TO BE DONE: Images are not part of the copy; transcribe all the data exactly.

-----

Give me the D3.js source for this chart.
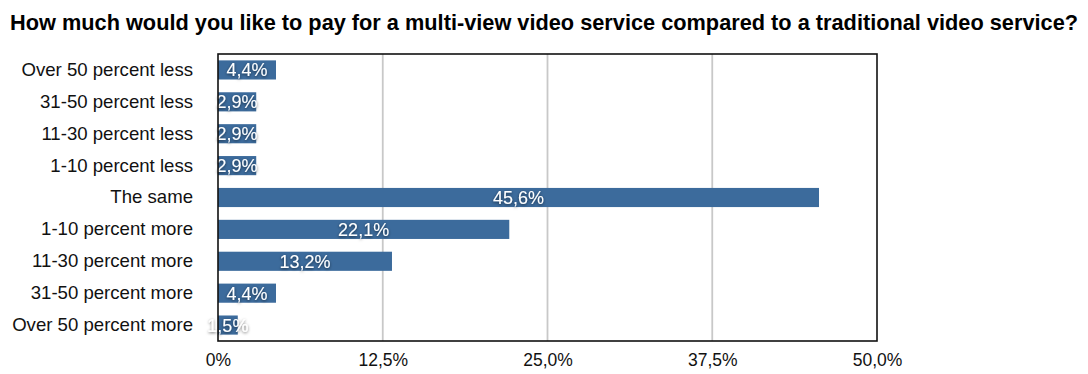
<!DOCTYPE html>
<html>
<head>
<meta charset="utf-8">
<script src="https://cdn.jsdelivr.net/npm/d3@7"></script>
<style>
  html, body { margin: 0; padding: 0; background: #fff; }
  svg { display: block; font-family: "Liberation Sans", Arial, Helvetica, sans-serif; }
</style>
</head>
<body>
<svg id="chart" width="1088" height="374"></svg>
<script>
const title = "How much would you like to pay for a multi-view video service compared to a traditional video service?";
const categories = [
  "Over 50 percent less",
  "31-50 percent less",
  "11-30 percent less",
  "1-10 percent less",
  "The same",
  "1-10 percent more",
  "11-30 percent more",
  "31-50 percent more",
  "Over 50 percent more"
];
const values = [4.4, 2.9, 2.9, 2.9, 45.6, 22.1, 13.2, 4.4, 1.5];
const tickValues = [0, 12.5, 25, 37.5, 50];
const tickLabels = ["0%", "12,5%", "25,0%", "37,5%", "50,0%"];

const svg = d3.select("#chart");
const margin = { left: 218, right: 211, top: 54, bottom: 33 };
const W = 1088, H = 374;
const x0 = margin.left, x1 = W - margin.right, y0 = margin.top, y1 = H - margin.bottom;

const x = d3.scaleLinear().domain([0, 50]).range([x0, x1]);
const y = d3.scaleBand().domain(categories).range([y0, y1]).paddingInner(0.4).paddingOuter(0.2);

const defs = svg.append("defs");
const f = defs.append("filter").attr("id", "shadow").attr("x", "-20%").attr("y", "-40%").attr("width", "140%").attr("height", "180%");
f.append("feDropShadow").attr("dx", 0).attr("dy", 1).attr("stdDeviation", 1.8)
  .attr("flood-color", "#000").attr("flood-opacity", 0.6);

svg.append("text")
  .attr("x", 10).attr("y", 30)
  .attr("font-size", 21.5).attr("font-weight", "bold").attr("fill", "#000")
  .attr("textLength", 1068).attr("lengthAdjust", "spacingAndGlyphs")
  .text(title);

// vertical gridlines
svg.append("g").selectAll("line")
  .data(tickValues.slice(1, -1))
  .join("line")
  .attr("x1", d => x(d)).attr("x2", d => x(d))
  .attr("y1", y0).attr("y2", y1)
  .attr("stroke", "#c8c8c8").attr("stroke-width", 1.8);

// bars
svg.append("g").selectAll("rect")
  .data(values)
  .join("rect")
  .attr("x", x(0))
  .attr("y", (d, i) => y(categories[i]))
  .attr("width", d => x(d) - x(0))
  .attr("height", y.bandwidth())
  .attr("fill", "#3c6b9c");

// value labels
svg.append("g").selectAll("text")
  .data(values)
  .join("text")
  .attr("x", d => (x(0) + x(d)) / 2)
  .attr("y", (d, i) => y(categories[i]) + y.bandwidth() / 2)
  .attr("dy", "0.36em")
  .attr("text-anchor", "middle")
  .attr("font-size", 18)
  .attr("fill", "#fff")
  .attr("filter", "url(#shadow)")
  .text(d => d.toFixed(1).replace(".", ",") + "%");

// frame
svg.append("rect")
  .attr("x", x0).attr("y", y0)
  .attr("width", x1 - x0).attr("height", y1 - y0)
  .attr("fill", "none").attr("stroke", "#111").attr("stroke-width", 1.6);

// category axis
const yAxis = d3.axisLeft(y).tickSize(0).tickPadding(25);
const gy = svg.append("g").attr("transform", `translate(${x0},0)`).call(yAxis);
gy.select(".domain").remove();
gy.selectAll("text").attr("font-size", 18.6).attr("fill", "#111")
  .attr("font-family", "Liberation Sans, Arial, sans-serif");

// value axis
const xAxis = d3.axisBottom(x).tickValues(tickValues).tickSize(0).tickPadding(13)
  .tickFormat((d, i) => tickLabels[i]);
const gx = svg.append("g").attr("transform", `translate(0,${y1})`).call(xAxis);
gx.select(".domain").remove();
gx.selectAll("text").attr("font-size", 17.5).attr("fill", "#111")
  .attr("font-family", "Liberation Sans, Arial, sans-serif");
</script>
</body>
</html>
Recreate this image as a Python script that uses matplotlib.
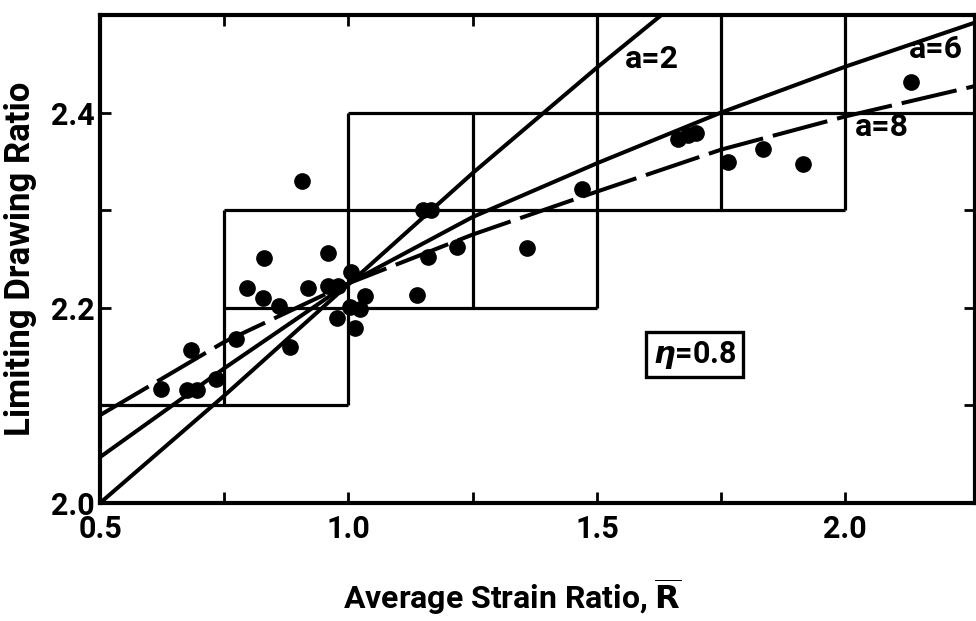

-----

THE REPLY:
Give me the D3.js source for this chart.
<!DOCTYPE html>
<html>
<head>
<meta charset="utf-8">
<script src="https://cdn.jsdelivr.net/npm/d3@7"></script>
<style>
  html, body { margin: 0; padding: 0; background: #fff; }
  svg { display: block; font-family: "Liberation Sans", Arial, Helvetica, sans-serif; }
</style>
</head>
<body>
<svg id="chart" width="1088" height="374"></svg>
<script>
const title = "How much would you like to pay for a multi-view video service compared to a traditional video service?";
const categories = [
  "Over 50 percent less",
  "31-50 percent less",
  "11-30 percent less",
  "1-10 percent less",
  "The same",
  "1-10 percent more",
  "11-30 percent more",
  "31-50 percent more",
  "Over 50 percent more"
];
const values = [4.4, 2.9, 2.9, 2.9, 45.6, 22.1, 13.2, 4.4, 1.5];
const tickValues = [0, 12.5, 25, 37.5, 50];
const tickLabels = ["0%", "12,5%", "25,0%", "37,5%", "50,0%"];

const svg = d3.select("#chart");
const margin = { left: 218, right: 211, top: 54, bottom: 33 };
const W = 1088, H = 374;
const x0 = margin.left, x1 = W - margin.right, y0 = margin.top, y1 = H - margin.bottom;

const x = d3.scaleLinear().domain([0, 50]).range([x0, x1]);
const y = d3.scaleBand().domain(categories).range([y0, y1]).paddingInner(0.4).paddingOuter(0.2);

const defs = svg.append("defs");
const f = defs.append("filter").attr("id", "shadow").attr("x", "-20%").attr("y", "-40%").attr("width", "140%").attr("height", "180%");
f.append("feDropShadow").attr("dx", 0).attr("dy", 1).attr("stdDeviation", 1.8)
  .attr("flood-color", "#000").attr("flood-opacity", 0.6);

svg.append("text")
  .attr("x", 10).attr("y", 30)
  .attr("font-size", 21.5).attr("font-weight", "bold").attr("fill", "#000")
  .attr("textLength", 1068).attr("lengthAdjust", "spacingAndGlyphs")
  .text(title);

// vertical gridlines
svg.append("g").selectAll("line")
  .data(tickValues.slice(1, -1))
  .join("line")
  .attr("x1", d => x(d)).attr("x2", d => x(d))
  .attr("y1", y0).attr("y2", y1)
  .attr("stroke", "#c8c8c8").attr("stroke-width", 1.8);

// bars
svg.append("g").selectAll("rect")
  .data(values)
  .join("rect")
  .attr("x", x(0))
  .attr("y", (d, i) => y(categories[i]))
  .attr("width", d => x(d) - x(0))
  .attr("height", y.bandwidth())
  .attr("fill", "#3c6b9c");

// value labels
svg.append("g").selectAll("text")
  .data(values)
  .join("text")
  .attr("x", d => (x(0) + x(d)) / 2)
  .attr("y", (d, i) => y(categories[i]) + y.bandwidth() / 2)
  .attr("dy", "0.36em")
  .attr("text-anchor", "middle")
  .attr("font-size", 18)
  .attr("fill", "#fff")
  .attr("filter", "url(#shadow)")
  .text(d => d.toFixed(1).replace(".", ",") + "%");

// frame
svg.append("rect")
  .attr("x", x0).attr("y", y0)
  .attr("width", x1 - x0).attr("height", y1 - y0)
  .attr("fill", "none").attr("stroke", "#111").attr("stroke-width", 1.6);

// category axis
const yAxis = d3.axisLeft(y).tickSize(0).tickPadding(25);
const gy = svg.append("g").attr("transform", `translate(${x0},0)`).call(yAxis);
gy.select(".domain").remove();
gy.selectAll("text").attr("font-size", 18.6).attr("fill", "#111")
  .attr("font-family", "Liberation Sans, Arial, sans-serif");

// value axis
const xAxis = d3.axisBottom(x).tickValues(tickValues).tickSize(0).tickPadding(13)
  .tickFormat((d, i) => tickLabels[i]);
const gx = svg.append("g").attr("transform", `translate(0,${y1})`).call(xAxis);
gx.select(".domain").remove();
gx.selectAll("text").attr("font-size", 17.5).attr("fill", "#111")
  .attr("font-family", "Liberation Sans, Arial, sans-serif");
</script>
</body>
</html>
Recreate this image as a Python script that uses matplotlib.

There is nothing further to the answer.